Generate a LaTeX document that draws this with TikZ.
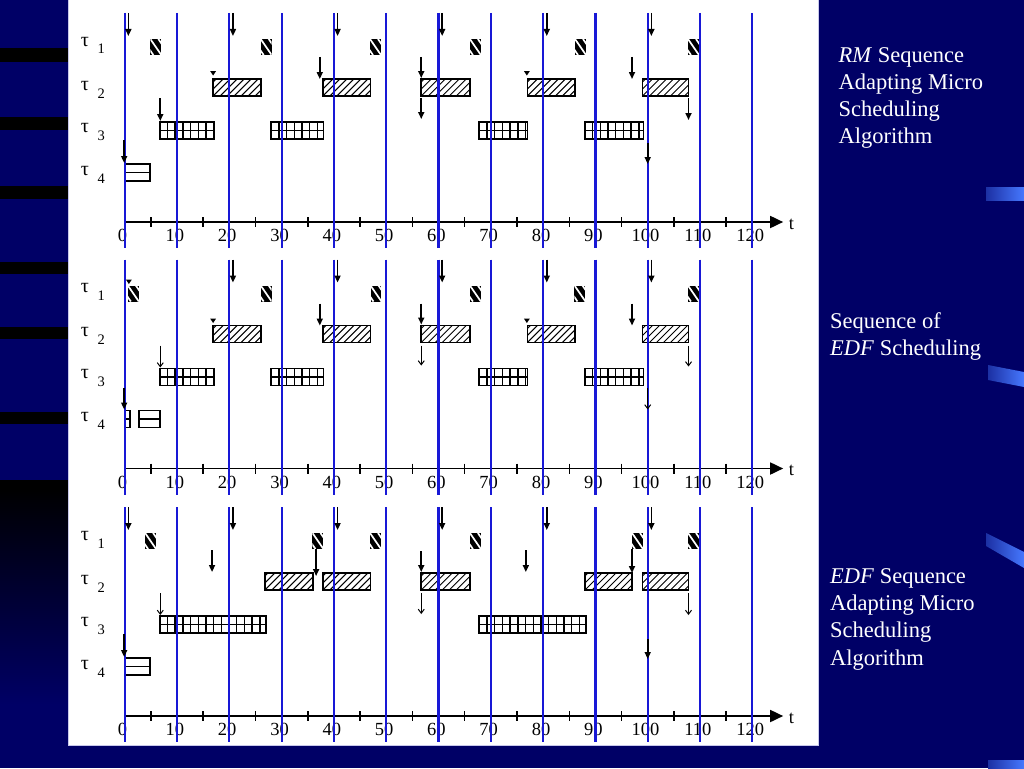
\documentclass[tikz,border=0pt]{standalone}
\usepackage{fontspec}
\setmainfont{Liberation Serif}
\usepackage{tikz}
\usetikzlibrary{arrows.meta}

\definecolor{slidebg}{RGB}{0,0,102}
\definecolor{lineblue}{RGB}{24,24,214}
\definecolor{barblue}{RGB}{70,120,255}
\definecolor{paneledge}{RGB}{200,200,235}

\newcommand{\tasksubfont}{\fontsize{14.5}{14.5}\selectfont}

% one job of each task (times in time units, rows in pixels)
\newcommand{\taskA}[1]{%
  \fill[black] (#1,39) rectangle ++(2.1,16);
  \begin{scope}
    \clip (#1,39) rectangle ++(2.1,16);
    \foreach \k in {-1,0,1}
      \draw[white,line width=1.7pt] (#1,39) ++(\k*8pt,0) -- ++(11pt,-16pt);
  \end{scope}
}
\newcommand{\taskB}[2]{%
  \fill[white] (#1,79) rectangle (#2,96);
  \begin{scope}
    \clip (#1,79) rectangle (#2,96);
    \foreach \k in {0,...,10}
      \draw[line width=1pt] (#1,96) ++(\k*7pt-14pt,0) -- ++(17pt,17pt);
  \end{scope}
  \draw[jobline] (#1,79) rectangle (#2,96);
}
\newcommand{\taskC}[2]{%
  \fill[white] (#1,122) rectangle (#2,139);
  \begin{scope}
    \clip (#1,122) rectangle (#2,139);
    \foreach \k in {1,...,14}
      \draw[line width=1.4pt] (#1,122) ++(\k*7.7pt,0) -- ++(0,-17pt);
  \end{scope}
  \draw[line width=1.4pt] (#1,130.5) -- (#2,130.5);
  \draw[jobline] (#1,122) rectangle (#2,139);
}
\newcommand{\taskD}[2]{%
  \fill[white] (#1,164) rectangle (#2,181);
  \draw[line width=1.4pt] (#1,172.5) -- (#2,172.5);
  \draw[jobline] (#1,164) rectangle (#2,181);
}
\newcommand{\release}[3]{\draw[relfill] (#1,#2) -- (#1,#3);}
\newcommand{\releaseo}[3]{\draw[relopen] (#1,#2) -- (#1,#3);}
\newcommand{\relmark}[2]{\fill (#1,#2) ++(-3pt,0) -- ++(6pt,0) -- ++(-3pt,-4.5pt) -- cycle;}

% axis, numbers and the blue lines every 10
\newcommand{\timeaxis}[1]{%
  \draw[line width=1.8pt,-{Triangle[length=13pt,width=12pt]}] (0,222) -- (125.9,222);
  \foreach \v in {0,5,...,115}
    \draw[line width=1.5pt] (\v,217) -- (\v,227);
  \foreach \v in {0,10,...,120}
    \node[numlab] (n#1-\v) at (\v-0.4,235.5) {\v};
  \node[numlab] (t#1) at (127.5,224) {t};
  \foreach \v in {0,10,...,120}
    \draw[blueline] (\v,13) -- (\v,248);
}
\newcommand{\tasklabels}[1]{%
  \foreach \r/\y in {1/46,2/90,3/132,4/175}
    \node[tasklab] (lab#1-\r) at (-8.4,\y) {τ\hspace{8.5pt}\raisebox{-8pt}{\tasksubfont\r}};
}

\begin{document}
\begin{tikzpicture}[
    x=1pt,y=-1pt,
    jobline/.style={draw=black,line width=1.8pt},
    relfill/.style={-{Triangle[length=7pt,width=6pt]},line width=1.6pt},
    relopen/.style={-{Straight Barb[length=4pt,width=6pt]},line width=1pt},
    blueline/.style={lineblue,line width=2.2pt},
    numlab/.style={inner sep=0pt,font=\fontsize{18.5}{18.5}\selectfont},
    tasklab/.style={inner sep=0pt,anchor=base west,font=\fontsize{20}{20}\selectfont},
    sidetext/.style={text=white,align=left,inner sep=0pt,anchor=north west,font=\fontsize{22.5}{27.3}\selectfont}
  ]
  \useasboundingbox (0,0) rectangle (1024,768);

  % slide background
  \fill[slidebg] (0,0) rectangle (1024,768);
  \shade[top color=black,bottom color=slidebg] (0,488) rectangle (68,705);
  \foreach \y/\h in {48/14,117/13,186/13,262/12,327/12,412/12,480/9}
    \fill[black] (0,\y) rectangle ++(68,\h);
  \shade[left color=barblue!40!slidebg,right color=barblue] (986,187) rectangle (1024,200);
  \shade[left color=barblue!40!slidebg,right color=barblue] (988,365) -- (1024,372) -- (1024,387) -- (988,380) -- cycle;
  \shade[left color=barblue!40!slidebg,right color=barblue] (986,533) -- (1024,552) -- (1024,568) -- (986,546) -- cycle;
  \shade[left color=barblue!40!slidebg,right color=barblue] (988,760) rectangle (1024,768);
  \fill[white] (68,0) rectangle (818,745);
  \draw[paneledge,line width=1pt] (68,0) -- (68,745) -- (818,745) -- (818,0);

  % RM sequence adapting
  \begin{scope}[shift={(124.7,0)},x=5.23pt]
    \foreach \a in {4.9,26,46.9,66,86.1,107.7} {\taskA{\a}}
    \taskB{16.9}{26.1} \taskB{37.9}{47} \taskB{56.7}{66} \taskB{77}{86.1} \taskB{99}{107.8}
    \taskC{6.7}{17.1} \taskC{28}{38} \taskC{67.8}{77} \taskC{88}{99.2}
    \taskD{0.1}{4.8}
    \tasklabels{1}
    \timeaxis{1}
    \foreach \a in {0.7,20.7,40.7,60.7,80.7,100.7} {\release{\a}{13}{36}}
    \relmark{16.9}{71} \release{37.3}{57}{79} \release{56.7}{57}{78} \release{56.7}{98}{119}
    \relmark{76.9}{71} \release{97}{57}{79} \release{107.8}{98}{120}
    \release{6.8}{98}{121} \release{100}{143}{164}
    \release{-0.1}{140}{163}
  \end{scope}

  % EDF
  \begin{scope}[shift={(124.7,246.5)},x=5.23pt]
    \foreach \a in {0.6,26,47,66,86,107.7} {\taskA{\a}}
    \taskB{16.9}{26.1} \taskB{37.9}{47} \taskB{56.7}{66} \taskB{77}{86.1} \taskB{99}{107.8}
    \taskC{6.7}{17.1} \taskC{28}{38} \taskC{67.8}{77} \taskC{88}{99.2}
    \taskD{0}{1} \taskD{2.7}{6.8}
    \tasklabels{2}
    \timeaxis{2}
    \foreach \a in {20.7,40.7,60.7,80.7,100.7} {\release{\a}{13}{36}}
    \relmark{0.8}{33}
    \relmark{16.9}{72} \release{37.3}{57}{79} \release{56.7}{57}{78} \releaseo{56.7}{99}{119}
    \relmark{76.9}{72} \release{97}{57}{79} \releaseo{107.8}{99}{120}
    \releaseo{6.8}{99}{121} \releaseo{100}{141}{163}
    \release{-0.1}{141}{163}
  \end{scope}

  % EDF sequence adapting
  \begin{scope}[shift={(124.7,494)},x=5.23pt]
    \foreach \a in {3.9,35.9,46.9,66,97,107.7} {\taskA{\a}}
    \taskB{26.8}{36} \taskB{37.9}{47} \taskB{56.7}{66} \taskB{88}{97} \taskB{99}{107.8}
    \taskC{6.7}{27} \taskC{67.8}{88.2}
    \taskD{0.1}{4.8}
    \tasklabels{3}
    \timeaxis{3}
    \foreach \a in {0.7,20.7,40.7,60.7,80.7,100.7} {\release{\a}{13}{36}}
    \release{16.7}{56}{78} \release{36.6}{55}{82} \release{56.7}{57}{78} \releaseo{56.7}{99}{120}
    \release{76.7}{56}{78} \release{97}{55}{79} \releaseo{107.8}{99}{121}
    \releaseo{6.8}{99}{121} \release{100}{145}{165}
    \release{-0.1}{140}{163}
  \end{scope}

  \node[sidetext] (rmtext) at (838.5,47) {\textit{RM} Sequence\\Adapting Micro\\Scheduling\\Algorithm};
  \node[sidetext] (edftext) at (830,312) {Sequence of\\\textit{EDF} Scheduling};
  \node[sidetext] (edfadapt) at (830,568) {\textit{EDF} Sequence\\Adapting Micro\\Scheduling\\Algorithm};
\end{tikzpicture}
\end{document}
:::::
▶ [Exercise prompt]: Repeat the listing above exactly from its first line to the line containing "(#1,#2) ++(-3pt,0) -- ++(6pt,0)", both included, and omit the pictures.

▶ [Solution]:
Generate a LaTeX document that draws this with TikZ.
\documentclass[tikz,border=0pt]{standalone}
\usepackage{fontspec}
\setmainfont{Liberation Serif}
\usepackage{tikz}
\usetikzlibrary{arrows.meta}

\definecolor{slidebg}{RGB}{0,0,102}
\definecolor{lineblue}{RGB}{24,24,214}
\definecolor{barblue}{RGB}{70,120,255}
\definecolor{paneledge}{RGB}{200,200,235}

\newcommand{\tasksubfont}{\fontsize{14.5}{14.5}\selectfont}

% one job of each task (times in time units, rows in pixels)
\newcommand{\taskA}[1]{%
  \fill[black] (#1,39) rectangle ++(2.1,16);
  \begin{scope}
    \clip (#1,39) rectangle ++(2.1,16);
    \foreach \k in {-1,0,1}
      \draw[white,line width=1.7pt] (#1,39) ++(\k*8pt,0) -- ++(11pt,-16pt);
  \end{scope}
}
\newcommand{\taskB}[2]{%
  \fill[white] (#1,79) rectangle (#2,96);
  \begin{scope}
    \clip (#1,79) rectangle (#2,96);
    \foreach \k in {0,...,10}
      \draw[line width=1pt] (#1,96) ++(\k*7pt-14pt,0) -- ++(17pt,17pt);
  \end{scope}
  \draw[jobline] (#1,79) rectangle (#2,96);
}
\newcommand{\taskC}[2]{%
  \fill[white] (#1,122) rectangle (#2,139);
  \begin{scope}
    \clip (#1,122) rectangle (#2,139);
    \foreach \k in {1,...,14}
      \draw[line width=1.4pt] (#1,122) ++(\k*7.7pt,0) -- ++(0,-17pt);
  \end{scope}
  \draw[line width=1.4pt] (#1,130.5) -- (#2,130.5);
  \draw[jobline] (#1,122) rectangle (#2,139);
}
\newcommand{\taskD}[2]{%
  \fill[white] (#1,164) rectangle (#2,181);
  \draw[line width=1.4pt] (#1,172.5) -- (#2,172.5);
  \draw[jobline] (#1,164) rectangle (#2,181);
}
\newcommand{\release}[3]{\draw[relfill] (#1,#2) -- (#1,#3);}
\newcommand{\releaseo}[3]{\draw[relopen] (#1,#2) -- (#1,#3);}
\newcommand{\relmark}[2]{\fill (#1,#2) ++(-3pt,0) -- ++(6pt,0) -- ++(-3pt,-4.5pt) -- cycle;}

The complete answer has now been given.